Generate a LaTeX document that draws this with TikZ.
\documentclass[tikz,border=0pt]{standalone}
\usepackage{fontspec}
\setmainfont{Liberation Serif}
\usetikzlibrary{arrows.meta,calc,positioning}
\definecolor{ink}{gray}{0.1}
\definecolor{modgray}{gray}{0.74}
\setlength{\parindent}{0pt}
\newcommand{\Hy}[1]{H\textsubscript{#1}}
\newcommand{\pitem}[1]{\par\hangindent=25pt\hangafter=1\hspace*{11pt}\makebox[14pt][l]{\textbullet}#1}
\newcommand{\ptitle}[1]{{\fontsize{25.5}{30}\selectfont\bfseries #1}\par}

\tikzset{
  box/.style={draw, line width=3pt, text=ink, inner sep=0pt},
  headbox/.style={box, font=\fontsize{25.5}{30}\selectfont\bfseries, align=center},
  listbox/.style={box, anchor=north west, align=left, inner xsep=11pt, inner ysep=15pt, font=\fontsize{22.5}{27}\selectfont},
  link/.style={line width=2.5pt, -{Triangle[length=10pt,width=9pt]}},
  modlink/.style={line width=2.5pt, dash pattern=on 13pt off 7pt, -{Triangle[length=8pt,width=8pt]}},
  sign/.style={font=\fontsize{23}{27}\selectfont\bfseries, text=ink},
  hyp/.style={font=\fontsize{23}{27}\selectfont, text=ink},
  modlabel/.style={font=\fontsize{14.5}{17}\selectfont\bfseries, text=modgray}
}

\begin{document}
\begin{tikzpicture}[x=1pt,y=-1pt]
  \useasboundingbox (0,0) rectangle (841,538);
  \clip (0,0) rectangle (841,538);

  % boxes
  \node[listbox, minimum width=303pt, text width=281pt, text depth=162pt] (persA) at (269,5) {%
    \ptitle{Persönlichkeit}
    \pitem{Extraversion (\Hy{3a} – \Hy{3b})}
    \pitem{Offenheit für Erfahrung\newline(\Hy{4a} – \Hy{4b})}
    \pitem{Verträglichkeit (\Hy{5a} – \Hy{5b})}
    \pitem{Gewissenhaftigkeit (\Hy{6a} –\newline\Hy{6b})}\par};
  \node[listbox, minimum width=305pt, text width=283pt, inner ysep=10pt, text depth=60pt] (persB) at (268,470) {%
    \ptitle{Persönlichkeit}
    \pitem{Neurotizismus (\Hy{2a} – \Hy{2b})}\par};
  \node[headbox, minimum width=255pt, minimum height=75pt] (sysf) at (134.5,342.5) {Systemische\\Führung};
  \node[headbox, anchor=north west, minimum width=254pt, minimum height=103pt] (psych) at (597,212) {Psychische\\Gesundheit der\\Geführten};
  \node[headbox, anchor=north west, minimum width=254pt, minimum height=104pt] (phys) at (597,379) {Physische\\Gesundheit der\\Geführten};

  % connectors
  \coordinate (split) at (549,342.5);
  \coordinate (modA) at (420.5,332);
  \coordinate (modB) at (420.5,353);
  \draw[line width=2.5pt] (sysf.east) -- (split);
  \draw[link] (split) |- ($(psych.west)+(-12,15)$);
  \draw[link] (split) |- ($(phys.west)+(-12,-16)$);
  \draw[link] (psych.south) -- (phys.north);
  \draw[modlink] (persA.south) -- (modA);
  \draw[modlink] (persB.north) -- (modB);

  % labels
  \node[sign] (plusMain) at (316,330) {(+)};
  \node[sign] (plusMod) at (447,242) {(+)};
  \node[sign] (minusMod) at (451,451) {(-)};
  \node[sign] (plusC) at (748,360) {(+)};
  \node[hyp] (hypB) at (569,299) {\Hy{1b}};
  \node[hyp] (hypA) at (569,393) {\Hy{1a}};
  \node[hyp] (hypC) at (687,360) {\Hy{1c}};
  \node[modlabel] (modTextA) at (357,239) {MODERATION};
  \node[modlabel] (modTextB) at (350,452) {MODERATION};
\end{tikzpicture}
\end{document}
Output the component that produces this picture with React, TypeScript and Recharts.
——
**EXERCISE DESCRIPTION**. List the lines of the material in which the word "with" occurs.

**SOLVED EXERCISE**.
Generate a LaTeX document that draws this with TikZ.
Output the component that produces this picture with React, TypeScript and Recharts.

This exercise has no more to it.